I got my degree in archaeology. Despite this, the Indiana Jones franchise has two of my favorite movies of all time. So, clearly, I’m not much of a stickler for authenticity in my fiction. Stretching the bounds of what happens in the real world is perfectly acceptable for me. Spin me a good yarn, and I’ll forgive the shortcuts.
But I absolutely detest the expert who is equally well-versed in all things. You know the type. CSI popularized this, with their forensics experts engaging in all levels of police work: from field work, to lab work, to interrogating suspects….
So a book about a history professor who’s also an expert in….everything, apparently, hired by a wealthy and world-renown archaeologist (he discovered Camelot!) to help uncover the mysteries of the Egyptian pharaoh who unified the Kingdom? I don’t know if that’s up my alley, but I’m willing to give it a shot.

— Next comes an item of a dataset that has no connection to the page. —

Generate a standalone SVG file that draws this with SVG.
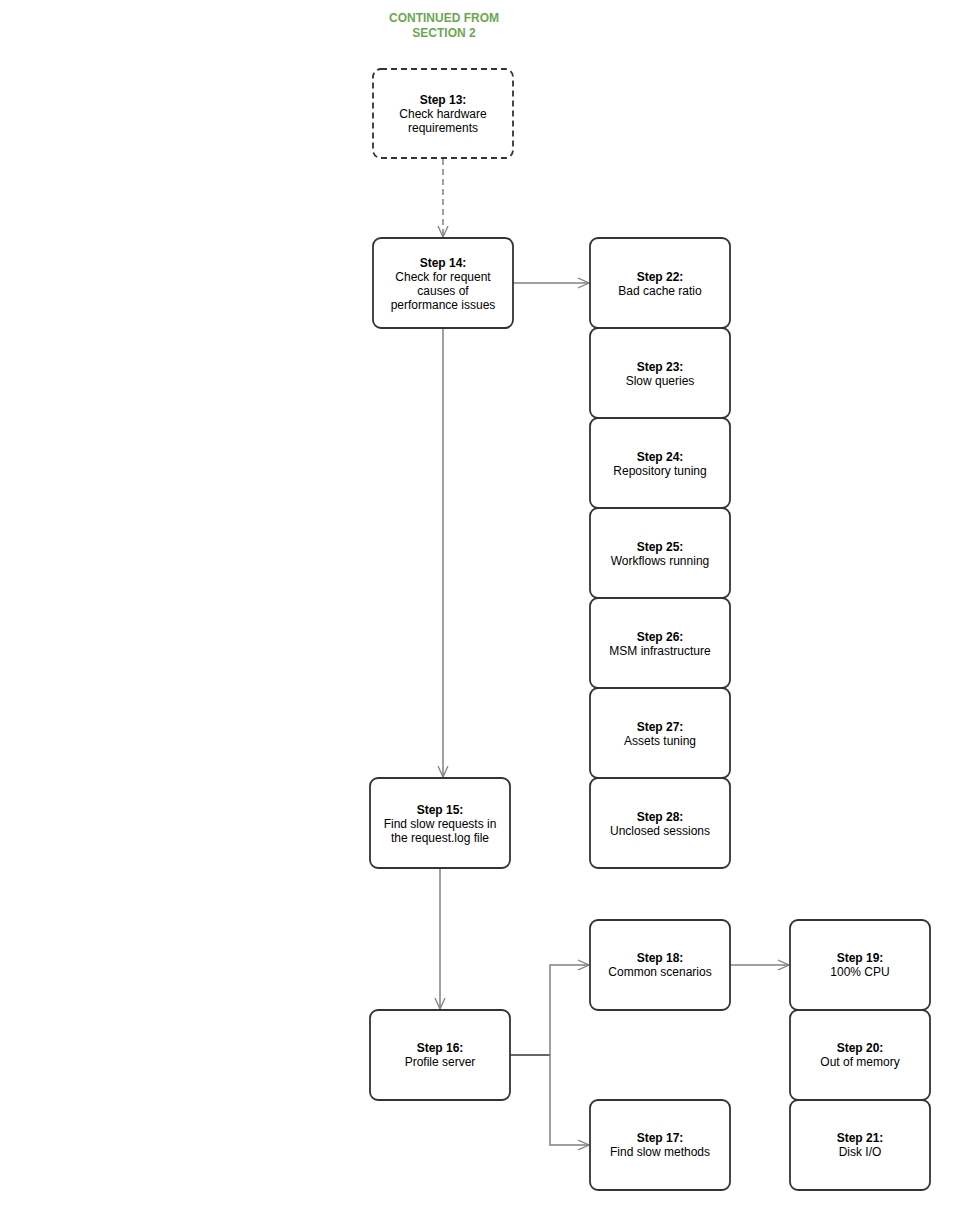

And ugh, was it not up my alley.
This is the third Jeremy Logan adventure. After a one chapter cameo in Deep Storm and a more prominent secondary role in Terminal Freeze, Logan takes the lead here in The Third Gate. And I don’t think the series has improved because of it. He’s just the blandest protagonist. There’s really no discernible difference between him and the protagonists in the two preceding books, apart from their names, I guess. But I don’t even remember the names of the other two guys, so who knows?
Deep Storm was a fairly engaging but light read about the purported discovery of Atlantis beneath the North Atlantic sea floor. The follow-up was less engaging, more fantastical, overly reliant on tropes and formula, and had no connection to the preceding book apart from the series’s titular character.
The Third Gate is….well, uninteresting. Maybe it’s just me, but three chapters in, and I felt like I could’ve written the book myself. Maybe not as capably (Child’s prose is sturdy if not flashy), but I could’ve hit all the same points.
Logan, freelancing as an enigmologist-cum-historian. Enigmology (not to be confused with enigmatology) is an invented term for the scientific pursuit of the supernatural. Jeremy Logan is a professor of medieval history at Yale during the day, but he spends his free time chasing lost Egyptian pharaohs, the Loch Ness monster, and (presumably) unicorns.
Whereas Deep Storm was a fairly taught techno-thriller, The Third Gate feels like a cheap National Treasure adventure. Not even Indiana Jones, this feels more like it could be turned into a Nic Cage movie.
I don’t now if I’ll continue the series. It’s downward trajectory isn’t promising, especially given it’s fairly pedestrian pedigree. If you start off as a serviceable thriller, you can’t afford to sacrifice serviceability or thrills. Both are largely absent, here.
But, I didn’t hate it. So that’s….good?